In recognition of Fleron’s contributions to scholarship, his UB colleagues and former students have planned a Festschrift in his honor. The project, which is being edited by Guoli Liu, one of his former doctoral students who is professor of political science at the College of Charleston, is currently being reviewed by a potential publisher.

An early civil rights activist, Fleron was a member of the board of directors of the Central Kentucky Civil Liberties Union, and a community leader who took part in the nationwide opposition to the Vietnam War. He served on the board of the Southern Conference Education Fund, organizing against racism, segregation and poverty.

Fleron was lifelong lover of books: writing them, reading them and gifting them to friends and relatives. He was a ``foodie’’ before the term was coined. He sang; played guitar, banjo, dobro and occasional cello; attended music festivals and concerts regularly; and listened to a wide range of musical genres — from folk and bluegrass to symphony orchestra. His yearly CD mixes, which he called “Fred’s Favorites,” were shared far and wide, and are still a staple of many friends’ collections.

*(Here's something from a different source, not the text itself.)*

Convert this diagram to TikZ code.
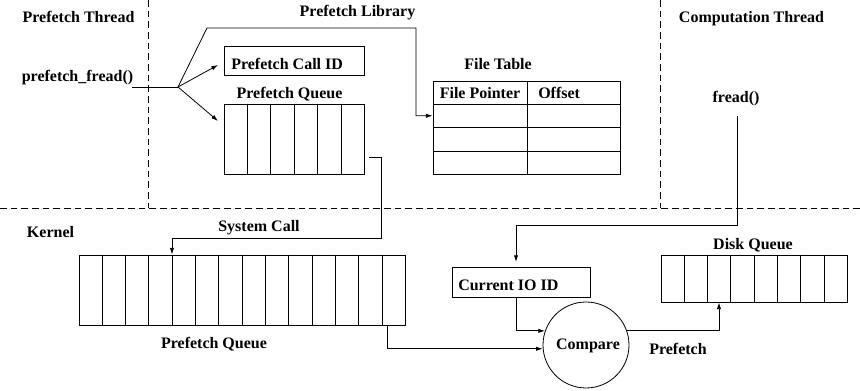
\documentclass[tikz,border=0pt]{standalone}
\usepackage{fontspec}
\setmainfont{Liberation Serif}
\usetikzlibrary{arrows.meta,calc}
\begin{document}
\begin{tikzpicture}[x=0.75pt,y=-0.75pt,
  lbl/.style={font=\fontsize{12}{14}\selectfont\bfseries, inner sep=0pt},
  box/.style={draw, line width=0.6pt, inner sep=0pt},
  conn/.style={line width=0.6pt},
  arr/.style={conn, -{Latex[length=5pt,width=3.2pt]}},
  sep/.style={line width=0.5pt, dash pattern=on 5pt off 3pt}]
\useasboundingbox (0,0) rectangle (860,391);

% separators
\coordinate (s1t) at (148,0);   \coordinate (s1b) at (148,208);
\coordinate (s2t) at (660,0);   \coordinate (s2b) at (660,208);
\coordinate (hl) at (0,208);    \coordinate (hr) at (860,208);
\draw[sep] (s1t) -- (s1b);
\draw[sep] (s2t) -- (s2b);
\draw[sep] (hl) -- (hr);

% region labels
\node[lbl, anchor=base] (lthr) at (78.5,23) {Prefetch Thread};
\node[lbl, anchor=base] (llib) at (357.5,17) {Prefetch Library};
\node[lbl, anchor=base] (lcomp) at (751.5,23) {Computation Thread};
\node[lbl, anchor=base] (lker) at (50.5,238) {Kernel};

% boxes
\node[box, minimum width=105pt, minimum height=21.75pt] (callid) at (294,60.5) {};
\node[lbl, anchor=base west] (tcallid) at (231,70) {Prefetch Call ID};

\node[box, minimum width=105pt, minimum height=52.5pt] (pq) at (294,139) {};
\foreach \i in {1,...,5}
  \draw[conn] ($(pq.north west)!\i/6!(pq.north east)$) -- ($(pq.south west)!\i/6!(pq.south east)$);
\node[lbl, anchor=base] (tpq) at (289.5,99) {Prefetch Queue};

\node[box, minimum width=140.25pt, minimum height=69.75pt] (ft) at (526.5,127.5) {};
\foreach \i in {1,2,3}
  \draw[conn] ($(ft.north west)!\i/4!(ft.south west)$) -- ($(ft.north east)!\i/4!(ft.south east)$);
\draw[conn] ($(ft.north west)!0.503!(ft.north east)$) -- ($(ft.south west)!0.503!(ft.south east)$);
\node[lbl, anchor=base] (tft) at (498,70) {File Table};
\node[lbl, anchor=base] (tfp) at (480,99) {File Pointer};
\node[lbl, anchor=base west] (toff) at (538,99) {Offset};

\node[box, minimum width=244.5pt, minimum height=52.5pt] (kq) at (242,290) {};
\foreach \i in {1,...,13}
  \draw[conn] ($(kq.north west)!\i/14!(kq.north east)$) -- ($(kq.south west)!\i/14!(kq.south east)$);
\node[lbl, anchor=base] (tsys) at (259,232) {System Call};
\node[lbl, anchor=base] (tkq) at (214,349) {Prefetch Queue};

\node[box, minimum width=103.5pt, minimum height=22.5pt] (ioid) at (521,282) {};
\node[lbl, anchor=base west] (tioid) at (458,291) {Current IO ID};

\node[box, circle, minimum size=64.5pt] (cmp) at (586,345) {};
\node[lbl, anchor=base] (tcmp) at (588,350) {Compare};

\node[box, minimum width=139.5pt, minimum height=35.25pt] (dq) at (754,278.5) {};
\foreach \i in {1,...,7}
  \draw[conn] ($(dq.north west)!\i/8!(dq.north east)$) -- ($(dq.south west)!\i/8!(dq.south east)$);
\node[lbl, anchor=base] (tdq) at (753,250) {Disk Queue};
\node[lbl, anchor=base] (tpref) at (678,355) {Prefetch};

\node[lbl, anchor=base] (pf) at (77.5,82) {prefetch\_fread()};
\node[lbl, anchor=base] (fr) at (736,103) {fread()};

% connectors
\coordinate (pfs) at (132,87);
\coordinate (j) at (178,87);
\coordinate (a1) at (218,65);
\coordinate (a2) at (218,121);
\draw[conn] (pfs) -- (j);
\draw[arr] (j) -- (a1);
\draw[arr] (j) -- (a2);
\coordinate (b1) at (207,28);
\coordinate (b2) at (416,28);
\coordinate (ftin) at ($(ft.north west)!0.375!(ft.south west)$);
\draw[arr] (j) -- (b1) -- (b2) |- (ftin);

\coordinate (pqo) at (369,157);
\coordinate (pqc) at (381,238);
\coordinate (kqin) at ($(kq.north west)!4/14!(kq.north east)$);
\draw[arr] (pqo) -| (pqc) -| (kqin);

\coordinate (kqo) at ($(kq.south west)!0.945!(kq.south east)$);
\draw[arr] (kqo) |- (cmp.185);

\coordinate (frs) at (737,116);
\coordinate (frc) at (737,225);
\coordinate (ioin) at ($(ioid.north west)!0.464!(ioid.north east)$);
\draw[arr, shorten >=3.5pt] (frs) -- (frc) -| (ioin);

\coordinate (ioo) at ($(ioid.south west)!0.464!(ioid.south east)$);
\draw[arr] (ioo) |- (cmp.161);

\coordinate (dqin) at ($(dq.south west)!0.3125!(dq.south east)$);
\draw[arr] (cmp.19) -| (dqin);
\end{tikzpicture}
\end{document}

He was a master at storytelling, regaling listeners with tales of his early adventures sailing, playing guitar with Dave van Ronk on a stoop in Greenwich Village, his involvement in the Attica Brothers legal defense and his experiences in Moscow. The ultimate narrator, he found equal joy in listening to the stories of others.

Colleagues call Fleron a stalwart friend who could always be counted on to lend an ear or a hand — on anything from managing a horse farm to running a political campaign.